▶ [Listing]

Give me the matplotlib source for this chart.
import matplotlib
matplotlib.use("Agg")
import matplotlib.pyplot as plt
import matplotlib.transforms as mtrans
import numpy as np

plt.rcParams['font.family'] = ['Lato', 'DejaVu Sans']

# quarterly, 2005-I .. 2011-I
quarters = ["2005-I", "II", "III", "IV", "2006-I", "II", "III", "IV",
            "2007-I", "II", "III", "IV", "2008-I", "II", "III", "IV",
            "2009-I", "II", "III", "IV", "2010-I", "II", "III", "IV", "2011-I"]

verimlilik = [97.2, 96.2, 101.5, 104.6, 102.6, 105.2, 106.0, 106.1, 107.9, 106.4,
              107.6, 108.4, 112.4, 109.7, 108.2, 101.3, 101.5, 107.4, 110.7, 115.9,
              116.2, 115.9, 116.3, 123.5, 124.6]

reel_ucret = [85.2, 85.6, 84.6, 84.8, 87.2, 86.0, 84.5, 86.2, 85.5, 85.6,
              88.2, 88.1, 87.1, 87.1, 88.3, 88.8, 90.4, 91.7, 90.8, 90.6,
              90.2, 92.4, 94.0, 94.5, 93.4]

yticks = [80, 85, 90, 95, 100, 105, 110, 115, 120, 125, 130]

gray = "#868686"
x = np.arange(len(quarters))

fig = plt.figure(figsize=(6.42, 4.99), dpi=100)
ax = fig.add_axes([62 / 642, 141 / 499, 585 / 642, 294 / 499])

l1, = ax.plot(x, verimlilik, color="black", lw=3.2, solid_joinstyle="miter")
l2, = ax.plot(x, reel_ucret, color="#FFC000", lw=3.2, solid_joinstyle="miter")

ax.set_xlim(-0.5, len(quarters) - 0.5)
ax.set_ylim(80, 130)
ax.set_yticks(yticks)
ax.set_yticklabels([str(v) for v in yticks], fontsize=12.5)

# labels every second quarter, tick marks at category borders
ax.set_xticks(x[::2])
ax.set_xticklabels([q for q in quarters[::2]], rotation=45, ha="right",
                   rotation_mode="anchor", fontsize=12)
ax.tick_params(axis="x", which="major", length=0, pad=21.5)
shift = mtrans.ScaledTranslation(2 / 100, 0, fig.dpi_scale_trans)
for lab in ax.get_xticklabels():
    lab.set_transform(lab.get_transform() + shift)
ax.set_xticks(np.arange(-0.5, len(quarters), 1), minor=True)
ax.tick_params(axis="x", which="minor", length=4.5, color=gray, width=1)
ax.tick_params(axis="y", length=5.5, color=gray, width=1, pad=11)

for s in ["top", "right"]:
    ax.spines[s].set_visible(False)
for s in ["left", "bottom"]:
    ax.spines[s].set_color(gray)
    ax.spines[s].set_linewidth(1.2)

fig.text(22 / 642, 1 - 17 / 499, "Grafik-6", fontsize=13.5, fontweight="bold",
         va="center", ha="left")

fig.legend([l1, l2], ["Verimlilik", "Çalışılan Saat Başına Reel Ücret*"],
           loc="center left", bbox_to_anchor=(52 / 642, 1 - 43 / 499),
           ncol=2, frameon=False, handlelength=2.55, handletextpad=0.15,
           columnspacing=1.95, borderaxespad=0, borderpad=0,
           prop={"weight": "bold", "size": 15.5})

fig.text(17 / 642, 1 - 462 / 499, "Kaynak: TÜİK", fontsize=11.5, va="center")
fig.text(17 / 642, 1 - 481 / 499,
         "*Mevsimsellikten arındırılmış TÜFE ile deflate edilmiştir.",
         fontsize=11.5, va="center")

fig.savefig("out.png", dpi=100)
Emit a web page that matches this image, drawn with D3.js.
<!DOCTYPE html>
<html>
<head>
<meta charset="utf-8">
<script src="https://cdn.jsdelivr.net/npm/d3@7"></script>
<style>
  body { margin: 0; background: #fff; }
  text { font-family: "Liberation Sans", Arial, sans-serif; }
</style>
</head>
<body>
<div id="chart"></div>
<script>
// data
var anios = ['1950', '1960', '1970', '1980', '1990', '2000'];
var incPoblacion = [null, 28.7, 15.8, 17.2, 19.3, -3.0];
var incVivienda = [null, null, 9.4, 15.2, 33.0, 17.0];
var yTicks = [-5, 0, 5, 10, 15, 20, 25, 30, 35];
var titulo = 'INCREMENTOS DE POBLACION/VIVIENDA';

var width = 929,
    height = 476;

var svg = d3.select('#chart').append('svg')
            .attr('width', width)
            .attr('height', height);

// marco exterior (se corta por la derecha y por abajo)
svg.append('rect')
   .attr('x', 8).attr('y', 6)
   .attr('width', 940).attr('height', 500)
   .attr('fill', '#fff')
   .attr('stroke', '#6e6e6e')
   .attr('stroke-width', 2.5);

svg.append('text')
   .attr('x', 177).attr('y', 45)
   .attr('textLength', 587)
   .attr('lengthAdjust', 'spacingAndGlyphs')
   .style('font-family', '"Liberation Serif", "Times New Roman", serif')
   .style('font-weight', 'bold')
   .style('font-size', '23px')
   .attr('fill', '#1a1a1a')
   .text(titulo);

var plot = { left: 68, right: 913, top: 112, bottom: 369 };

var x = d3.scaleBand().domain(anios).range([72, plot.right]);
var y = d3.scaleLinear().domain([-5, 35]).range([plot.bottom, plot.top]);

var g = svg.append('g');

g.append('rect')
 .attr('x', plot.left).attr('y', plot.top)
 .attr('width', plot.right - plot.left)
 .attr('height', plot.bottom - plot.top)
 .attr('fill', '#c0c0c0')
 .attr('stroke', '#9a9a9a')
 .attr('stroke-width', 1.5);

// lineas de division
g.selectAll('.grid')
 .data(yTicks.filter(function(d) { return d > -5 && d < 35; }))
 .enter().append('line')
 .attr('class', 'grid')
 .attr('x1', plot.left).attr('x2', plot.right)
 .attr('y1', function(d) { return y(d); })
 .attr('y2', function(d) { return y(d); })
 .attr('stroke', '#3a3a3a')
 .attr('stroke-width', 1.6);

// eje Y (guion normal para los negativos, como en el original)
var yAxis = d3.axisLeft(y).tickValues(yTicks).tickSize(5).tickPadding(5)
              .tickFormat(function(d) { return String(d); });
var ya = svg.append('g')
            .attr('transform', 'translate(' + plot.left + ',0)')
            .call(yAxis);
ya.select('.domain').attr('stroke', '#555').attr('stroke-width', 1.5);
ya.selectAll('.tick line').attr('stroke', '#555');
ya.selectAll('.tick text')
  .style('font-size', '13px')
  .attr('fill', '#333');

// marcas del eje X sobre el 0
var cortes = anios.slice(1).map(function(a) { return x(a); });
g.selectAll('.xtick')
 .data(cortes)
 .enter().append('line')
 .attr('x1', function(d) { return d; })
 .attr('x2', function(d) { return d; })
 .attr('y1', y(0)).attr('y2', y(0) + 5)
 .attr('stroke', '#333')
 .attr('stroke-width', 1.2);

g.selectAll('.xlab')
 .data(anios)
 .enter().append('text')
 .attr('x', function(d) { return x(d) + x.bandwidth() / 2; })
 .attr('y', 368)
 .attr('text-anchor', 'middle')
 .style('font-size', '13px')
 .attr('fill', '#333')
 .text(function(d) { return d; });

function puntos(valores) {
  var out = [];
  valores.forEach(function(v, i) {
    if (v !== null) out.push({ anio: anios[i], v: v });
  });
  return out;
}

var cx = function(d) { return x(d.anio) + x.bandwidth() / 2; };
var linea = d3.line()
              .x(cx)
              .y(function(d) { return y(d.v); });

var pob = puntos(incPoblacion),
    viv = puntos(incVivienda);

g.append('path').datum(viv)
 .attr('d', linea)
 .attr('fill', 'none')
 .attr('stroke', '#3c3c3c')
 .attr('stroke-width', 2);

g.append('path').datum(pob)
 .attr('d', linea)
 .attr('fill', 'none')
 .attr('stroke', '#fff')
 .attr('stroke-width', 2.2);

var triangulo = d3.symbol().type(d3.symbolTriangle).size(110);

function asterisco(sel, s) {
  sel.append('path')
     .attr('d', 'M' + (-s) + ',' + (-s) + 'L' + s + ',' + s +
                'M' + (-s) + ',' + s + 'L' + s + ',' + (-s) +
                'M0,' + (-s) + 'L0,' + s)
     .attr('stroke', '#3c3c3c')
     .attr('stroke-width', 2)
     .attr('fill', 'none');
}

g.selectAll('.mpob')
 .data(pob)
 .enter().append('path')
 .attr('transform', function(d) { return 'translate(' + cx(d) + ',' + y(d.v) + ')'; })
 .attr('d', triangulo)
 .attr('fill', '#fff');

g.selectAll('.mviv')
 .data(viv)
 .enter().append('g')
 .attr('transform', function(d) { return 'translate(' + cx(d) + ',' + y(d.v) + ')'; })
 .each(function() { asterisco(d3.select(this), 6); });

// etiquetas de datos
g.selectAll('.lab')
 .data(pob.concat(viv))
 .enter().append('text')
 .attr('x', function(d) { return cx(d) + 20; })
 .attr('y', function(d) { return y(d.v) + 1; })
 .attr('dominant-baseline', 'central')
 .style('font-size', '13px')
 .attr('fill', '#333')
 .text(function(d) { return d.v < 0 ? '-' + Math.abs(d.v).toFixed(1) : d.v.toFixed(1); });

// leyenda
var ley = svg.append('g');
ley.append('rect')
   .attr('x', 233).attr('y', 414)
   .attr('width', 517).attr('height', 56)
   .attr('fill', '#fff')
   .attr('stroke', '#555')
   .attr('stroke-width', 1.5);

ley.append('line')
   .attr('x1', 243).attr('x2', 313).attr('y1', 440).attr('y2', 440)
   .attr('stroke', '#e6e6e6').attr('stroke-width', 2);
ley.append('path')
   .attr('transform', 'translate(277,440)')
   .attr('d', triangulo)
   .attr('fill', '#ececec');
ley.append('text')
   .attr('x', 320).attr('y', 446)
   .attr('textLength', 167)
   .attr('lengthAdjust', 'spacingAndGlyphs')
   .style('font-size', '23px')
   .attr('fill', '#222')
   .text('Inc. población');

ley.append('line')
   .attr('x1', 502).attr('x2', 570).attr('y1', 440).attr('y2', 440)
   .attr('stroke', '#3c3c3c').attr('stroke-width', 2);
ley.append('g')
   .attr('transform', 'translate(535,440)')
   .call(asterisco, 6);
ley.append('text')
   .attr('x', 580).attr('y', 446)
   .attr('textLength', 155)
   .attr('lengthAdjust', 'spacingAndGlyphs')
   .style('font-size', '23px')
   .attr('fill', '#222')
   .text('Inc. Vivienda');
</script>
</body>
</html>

▶ [Task to complete]
Emit an exact copy of the lines spanning the start of the records to the line containing "plt.rcParams['font.family'] = ['Lato', 'DejaVu", inclusive, and no other output.

▶ [Exercise output]
Give me the matplotlib source for this chart.
import matplotlib
matplotlib.use("Agg")
import matplotlib.pyplot as plt
import matplotlib.transforms as mtrans
import numpy as np

plt.rcParams['font.family'] = ['Lato', 'DejaVu Sans']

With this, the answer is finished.